*TASK DETAILS*. Return nothing but the lines from the one with "What Apache ECharts" through the one with "const rightNote = 'These" in the data below, word for word and without pictures.

*RECORDS SHOWN*.

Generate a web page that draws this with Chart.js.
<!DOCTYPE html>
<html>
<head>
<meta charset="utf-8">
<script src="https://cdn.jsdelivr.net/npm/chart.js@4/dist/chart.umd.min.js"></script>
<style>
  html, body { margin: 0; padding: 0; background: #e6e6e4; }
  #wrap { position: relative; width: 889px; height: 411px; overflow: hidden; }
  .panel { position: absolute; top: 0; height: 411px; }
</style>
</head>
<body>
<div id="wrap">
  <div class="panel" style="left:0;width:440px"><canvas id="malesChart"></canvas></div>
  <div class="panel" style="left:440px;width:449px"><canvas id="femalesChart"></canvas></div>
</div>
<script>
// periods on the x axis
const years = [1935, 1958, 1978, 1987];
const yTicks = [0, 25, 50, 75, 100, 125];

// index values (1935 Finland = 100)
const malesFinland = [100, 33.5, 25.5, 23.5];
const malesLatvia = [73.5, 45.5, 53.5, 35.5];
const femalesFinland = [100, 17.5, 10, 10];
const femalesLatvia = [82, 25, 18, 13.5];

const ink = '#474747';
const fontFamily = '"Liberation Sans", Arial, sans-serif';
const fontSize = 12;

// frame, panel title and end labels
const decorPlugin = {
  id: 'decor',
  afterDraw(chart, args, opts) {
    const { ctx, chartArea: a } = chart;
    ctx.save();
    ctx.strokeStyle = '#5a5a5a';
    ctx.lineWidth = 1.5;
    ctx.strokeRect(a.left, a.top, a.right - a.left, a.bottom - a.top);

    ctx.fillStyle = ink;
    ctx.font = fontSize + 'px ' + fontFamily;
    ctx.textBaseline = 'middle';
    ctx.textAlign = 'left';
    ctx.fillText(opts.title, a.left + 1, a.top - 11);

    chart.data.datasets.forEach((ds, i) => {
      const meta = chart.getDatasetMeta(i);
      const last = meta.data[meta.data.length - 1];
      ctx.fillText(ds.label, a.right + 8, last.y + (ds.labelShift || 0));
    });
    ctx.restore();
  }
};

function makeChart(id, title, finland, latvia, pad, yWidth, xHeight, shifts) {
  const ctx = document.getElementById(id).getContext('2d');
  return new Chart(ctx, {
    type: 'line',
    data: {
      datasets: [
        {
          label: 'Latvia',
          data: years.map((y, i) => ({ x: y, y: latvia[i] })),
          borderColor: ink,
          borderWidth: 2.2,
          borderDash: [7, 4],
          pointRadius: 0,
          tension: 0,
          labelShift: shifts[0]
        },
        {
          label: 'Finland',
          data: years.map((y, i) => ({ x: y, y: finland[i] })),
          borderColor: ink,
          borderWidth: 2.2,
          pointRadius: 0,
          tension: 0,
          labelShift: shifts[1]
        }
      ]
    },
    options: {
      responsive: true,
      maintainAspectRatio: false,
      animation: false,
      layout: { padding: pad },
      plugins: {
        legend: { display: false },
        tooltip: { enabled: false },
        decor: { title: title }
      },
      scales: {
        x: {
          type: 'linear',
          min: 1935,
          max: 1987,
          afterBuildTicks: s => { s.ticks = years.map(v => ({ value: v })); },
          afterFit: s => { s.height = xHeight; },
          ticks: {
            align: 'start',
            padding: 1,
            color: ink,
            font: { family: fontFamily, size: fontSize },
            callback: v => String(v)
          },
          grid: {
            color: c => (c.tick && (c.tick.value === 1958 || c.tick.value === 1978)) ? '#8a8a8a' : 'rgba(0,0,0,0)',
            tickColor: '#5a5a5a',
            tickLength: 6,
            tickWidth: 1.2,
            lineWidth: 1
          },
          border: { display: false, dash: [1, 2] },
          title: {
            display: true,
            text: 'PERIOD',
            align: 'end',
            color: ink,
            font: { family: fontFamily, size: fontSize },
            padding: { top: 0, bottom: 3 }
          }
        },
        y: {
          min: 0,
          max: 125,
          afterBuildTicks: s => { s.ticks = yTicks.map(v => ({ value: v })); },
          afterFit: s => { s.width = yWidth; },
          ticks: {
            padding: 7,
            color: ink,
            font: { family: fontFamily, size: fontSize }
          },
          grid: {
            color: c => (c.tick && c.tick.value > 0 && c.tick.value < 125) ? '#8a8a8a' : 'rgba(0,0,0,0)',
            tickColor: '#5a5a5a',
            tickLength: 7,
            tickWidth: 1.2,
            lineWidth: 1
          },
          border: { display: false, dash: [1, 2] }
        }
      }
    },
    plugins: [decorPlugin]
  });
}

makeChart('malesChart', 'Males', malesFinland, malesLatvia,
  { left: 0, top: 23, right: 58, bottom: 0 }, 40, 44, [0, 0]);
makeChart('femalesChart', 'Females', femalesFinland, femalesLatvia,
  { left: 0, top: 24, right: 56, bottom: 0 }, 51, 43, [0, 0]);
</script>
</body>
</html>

==

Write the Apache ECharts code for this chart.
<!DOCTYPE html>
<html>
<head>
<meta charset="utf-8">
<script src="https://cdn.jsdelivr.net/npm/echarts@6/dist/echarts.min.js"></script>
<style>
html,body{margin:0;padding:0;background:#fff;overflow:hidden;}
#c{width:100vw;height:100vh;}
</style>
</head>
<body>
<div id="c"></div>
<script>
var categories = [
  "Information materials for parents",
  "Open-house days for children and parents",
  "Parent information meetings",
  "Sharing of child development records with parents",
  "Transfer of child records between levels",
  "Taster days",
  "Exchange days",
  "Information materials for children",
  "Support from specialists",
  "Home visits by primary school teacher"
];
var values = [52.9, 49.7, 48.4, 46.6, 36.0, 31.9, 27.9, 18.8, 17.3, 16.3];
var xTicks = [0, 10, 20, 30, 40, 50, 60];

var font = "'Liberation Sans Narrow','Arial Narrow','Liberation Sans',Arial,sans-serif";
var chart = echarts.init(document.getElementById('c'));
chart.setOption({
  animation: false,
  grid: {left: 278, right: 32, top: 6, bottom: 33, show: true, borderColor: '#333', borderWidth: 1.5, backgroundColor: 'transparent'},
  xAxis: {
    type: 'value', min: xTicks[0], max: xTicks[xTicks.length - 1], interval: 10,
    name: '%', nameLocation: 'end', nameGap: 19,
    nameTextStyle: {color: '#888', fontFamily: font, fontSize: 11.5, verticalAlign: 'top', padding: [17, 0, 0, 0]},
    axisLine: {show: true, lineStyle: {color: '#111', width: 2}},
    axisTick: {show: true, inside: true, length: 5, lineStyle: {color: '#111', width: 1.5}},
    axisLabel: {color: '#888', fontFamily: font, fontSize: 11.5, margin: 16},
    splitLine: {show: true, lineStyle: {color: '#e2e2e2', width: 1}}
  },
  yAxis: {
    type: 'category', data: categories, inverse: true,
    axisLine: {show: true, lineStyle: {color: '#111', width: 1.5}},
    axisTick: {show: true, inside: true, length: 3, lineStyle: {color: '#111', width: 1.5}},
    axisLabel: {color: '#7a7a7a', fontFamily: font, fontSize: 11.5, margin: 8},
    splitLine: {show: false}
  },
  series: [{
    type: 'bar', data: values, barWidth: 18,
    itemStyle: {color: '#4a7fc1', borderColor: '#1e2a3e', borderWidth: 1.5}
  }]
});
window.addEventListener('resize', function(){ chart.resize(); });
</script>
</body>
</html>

---

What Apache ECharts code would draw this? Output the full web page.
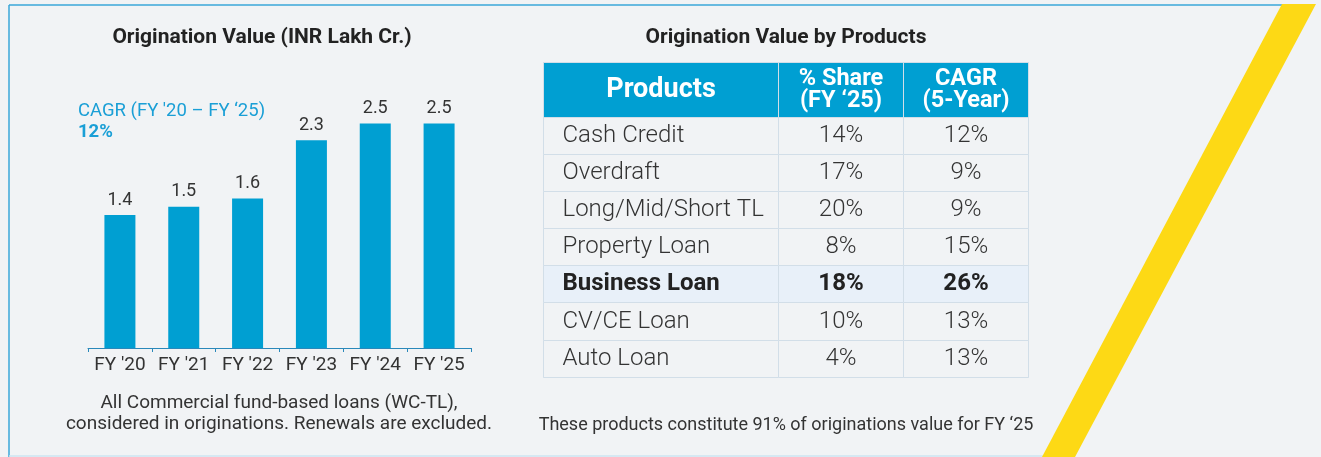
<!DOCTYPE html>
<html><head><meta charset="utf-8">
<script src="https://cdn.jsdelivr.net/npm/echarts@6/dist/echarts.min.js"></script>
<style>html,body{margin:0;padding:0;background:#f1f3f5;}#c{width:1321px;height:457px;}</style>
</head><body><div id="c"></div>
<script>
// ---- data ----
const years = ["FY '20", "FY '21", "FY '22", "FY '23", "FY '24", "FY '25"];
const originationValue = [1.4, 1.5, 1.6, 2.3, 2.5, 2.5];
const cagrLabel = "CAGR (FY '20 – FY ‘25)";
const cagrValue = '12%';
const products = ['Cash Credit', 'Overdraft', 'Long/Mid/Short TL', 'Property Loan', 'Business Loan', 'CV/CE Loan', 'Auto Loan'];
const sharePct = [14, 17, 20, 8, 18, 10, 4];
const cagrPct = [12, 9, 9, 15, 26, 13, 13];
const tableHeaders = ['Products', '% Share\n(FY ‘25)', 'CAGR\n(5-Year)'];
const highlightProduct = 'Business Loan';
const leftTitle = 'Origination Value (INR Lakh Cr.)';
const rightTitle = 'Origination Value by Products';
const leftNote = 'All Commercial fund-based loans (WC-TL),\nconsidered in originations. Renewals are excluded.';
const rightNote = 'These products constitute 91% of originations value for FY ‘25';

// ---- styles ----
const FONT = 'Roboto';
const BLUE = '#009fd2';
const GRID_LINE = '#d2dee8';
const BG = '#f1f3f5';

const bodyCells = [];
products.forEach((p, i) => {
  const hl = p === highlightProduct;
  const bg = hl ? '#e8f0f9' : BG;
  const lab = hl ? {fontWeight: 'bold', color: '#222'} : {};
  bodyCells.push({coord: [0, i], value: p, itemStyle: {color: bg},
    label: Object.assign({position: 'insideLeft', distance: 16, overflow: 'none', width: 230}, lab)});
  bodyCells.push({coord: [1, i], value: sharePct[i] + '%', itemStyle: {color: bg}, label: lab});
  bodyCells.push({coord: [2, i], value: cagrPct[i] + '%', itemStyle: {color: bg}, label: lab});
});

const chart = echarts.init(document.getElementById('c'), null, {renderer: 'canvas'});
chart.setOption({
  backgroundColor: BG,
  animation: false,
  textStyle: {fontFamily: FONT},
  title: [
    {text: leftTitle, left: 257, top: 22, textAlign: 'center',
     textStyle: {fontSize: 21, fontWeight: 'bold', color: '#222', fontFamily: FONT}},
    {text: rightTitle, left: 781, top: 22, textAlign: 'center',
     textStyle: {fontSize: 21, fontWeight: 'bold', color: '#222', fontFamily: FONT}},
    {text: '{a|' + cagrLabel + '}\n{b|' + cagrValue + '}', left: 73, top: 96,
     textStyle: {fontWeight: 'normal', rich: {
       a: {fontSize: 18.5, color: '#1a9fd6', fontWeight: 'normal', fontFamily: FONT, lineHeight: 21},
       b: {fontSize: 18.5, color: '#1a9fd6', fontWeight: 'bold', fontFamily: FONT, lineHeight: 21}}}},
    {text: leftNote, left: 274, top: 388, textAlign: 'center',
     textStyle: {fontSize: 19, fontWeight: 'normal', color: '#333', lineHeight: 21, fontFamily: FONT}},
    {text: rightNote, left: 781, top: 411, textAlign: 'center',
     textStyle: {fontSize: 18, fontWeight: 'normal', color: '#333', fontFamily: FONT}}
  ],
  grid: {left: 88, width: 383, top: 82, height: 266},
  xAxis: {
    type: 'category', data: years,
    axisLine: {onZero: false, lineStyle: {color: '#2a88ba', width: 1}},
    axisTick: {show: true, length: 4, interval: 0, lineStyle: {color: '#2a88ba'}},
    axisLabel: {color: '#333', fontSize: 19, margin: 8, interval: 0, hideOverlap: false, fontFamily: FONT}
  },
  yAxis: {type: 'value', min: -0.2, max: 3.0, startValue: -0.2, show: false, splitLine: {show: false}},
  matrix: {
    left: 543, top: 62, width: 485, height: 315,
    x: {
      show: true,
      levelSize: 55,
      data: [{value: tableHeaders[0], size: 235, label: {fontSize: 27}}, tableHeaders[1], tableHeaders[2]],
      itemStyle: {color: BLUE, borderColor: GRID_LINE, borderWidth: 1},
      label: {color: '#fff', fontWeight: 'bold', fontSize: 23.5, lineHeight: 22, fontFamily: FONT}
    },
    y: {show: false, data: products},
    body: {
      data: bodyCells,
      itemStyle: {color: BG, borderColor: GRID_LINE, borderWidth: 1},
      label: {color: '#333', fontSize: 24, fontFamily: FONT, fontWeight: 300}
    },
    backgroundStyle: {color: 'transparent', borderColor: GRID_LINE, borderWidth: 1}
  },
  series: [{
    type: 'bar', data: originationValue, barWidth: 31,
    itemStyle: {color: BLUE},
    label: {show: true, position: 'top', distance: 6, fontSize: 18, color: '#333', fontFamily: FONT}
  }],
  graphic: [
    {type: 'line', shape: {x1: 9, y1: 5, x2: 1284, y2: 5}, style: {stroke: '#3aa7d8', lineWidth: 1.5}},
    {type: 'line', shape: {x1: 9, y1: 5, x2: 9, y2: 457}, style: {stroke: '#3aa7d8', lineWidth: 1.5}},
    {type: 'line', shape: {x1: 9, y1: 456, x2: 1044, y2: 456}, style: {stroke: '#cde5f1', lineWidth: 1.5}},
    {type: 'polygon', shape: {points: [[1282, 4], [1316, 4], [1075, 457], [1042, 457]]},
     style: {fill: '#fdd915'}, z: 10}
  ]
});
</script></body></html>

*EXERCISE SOLUTION*.
What Apache ECharts code would draw this? Output the full web page.
<!DOCTYPE html>
<html><head><meta charset="utf-8">
<script src="https://cdn.jsdelivr.net/npm/echarts@6/dist/echarts.min.js"></script>
<style>html,body{margin:0;padding:0;background:#f1f3f5;}#c{width:1321px;height:457px;}</style>
</head><body><div id="c"></div>
<script>
// ---- data ----
const years = ["FY '20", "FY '21", "FY '22", "FY '23", "FY '24", "FY '25"];
const originationValue = [1.4, 1.5, 1.6, 2.3, 2.5, 2.5];
const cagrLabel = "CAGR (FY '20 – FY ‘25)";
const cagrValue = '12%';
const products = ['Cash Credit', 'Overdraft', 'Long/Mid/Short TL', 'Property Loan', 'Business Loan', 'CV/CE Loan', 'Auto Loan'];
const sharePct = [14, 17, 20, 8, 18, 10, 4];
const cagrPct = [12, 9, 9, 15, 26, 13, 13];
const tableHeaders = ['Products', '% Share\n(FY ‘25)', 'CAGR\n(5-Year)'];
const highlightProduct = 'Business Loan';
const leftTitle = 'Origination Value (INR Lakh Cr.)';
const rightTitle = 'Origination Value by Products';
const leftNote = 'All Commercial fund-based loans (WC-TL),\nconsidered in originations. Renewals are excluded.';
const rightNote = 'These products constitute 91% of originations value for FY ‘25';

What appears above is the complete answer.